The Hobbit: An Unexpected Journey (2012)


I've always commended Peter Jackson for managing to trim down the three massive novels of The Lord of the Rings down into nine hours (twelve if you watch the proper versions) without skimping out too much on the lore and backstory of Middle Earth.

But then he went and decided that The Hobbit, a 300 page book largely aimed at children (and for reference, the shortest of the thee LotR book was over 400 pages), needed to be made into three full films itself. The entire premise of the book is Bilbo Baggins, hobbit bachelor-come-adventurer, goes on a quest with a motley band of dwarves to fight a dragon and claim his ill-gotten treasure. Well, not to spoil it, but by the end of this first film they've just caught their first glimpse of the dragon's lair. And it's literally a point on the horizon at this moment.

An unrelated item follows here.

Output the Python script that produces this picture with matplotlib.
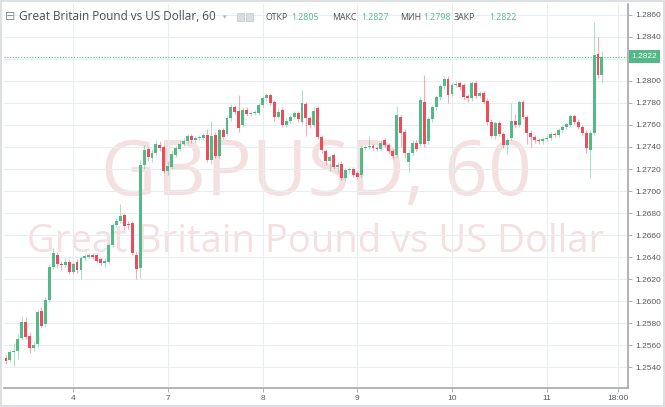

Now to be fair, Jackson isn't just doing a word-for-word depiction of the book, largely because there wouldn't be enough words in the book to fill a trilogy. There is a lot of scene setting and world building coming from the various appendices from other books and I think some stuff from The Silmarillion, so there is some extra stuff that you don't get in The Hobbit, the book. Fans of the series will be able to piece together a lot of the dark shadows forming behind the curtains, setting the stage for the return of Sauron with the next generation of Bagginses.

That itself is the biggest problem the film has though. The Hobbit is, pretty much, a children's book. that is not a bad thing and it doesn't mean you can't make a movie for both adults and children from it. What it does mean is you have to make a choice about tone. You can go with the slapstick approach to violence and combat, or you can go for visceral and bloody fighting but you can't have bits of both and expect your film to feel coherent. You can have the dark and brooding menace of lingering shadows on the horizon and tales of kingdoms that have been wronged for generations and you can have jokes about how the fat dwarves love to eat, but you've got to strike an appropriate balance. The comic relief of Legolas and Gimli worked in the LotR trilogy because it was just that: comic relief between all the heavy stuff. In TH:AUJ it's kind of laid on a little too much and a little too thick.

I do hope that Jackson slightly readdresses this balance in favour of one way or the other for The Desolation of Smaug (which, by the way should be pronounced Smorg and not Smowg as this illiterate adaptation calls him) but it shouldn't take much. It's not offensively bad at all. If anything I just can't wait to see Benedict Cumberbatch playing a dragon.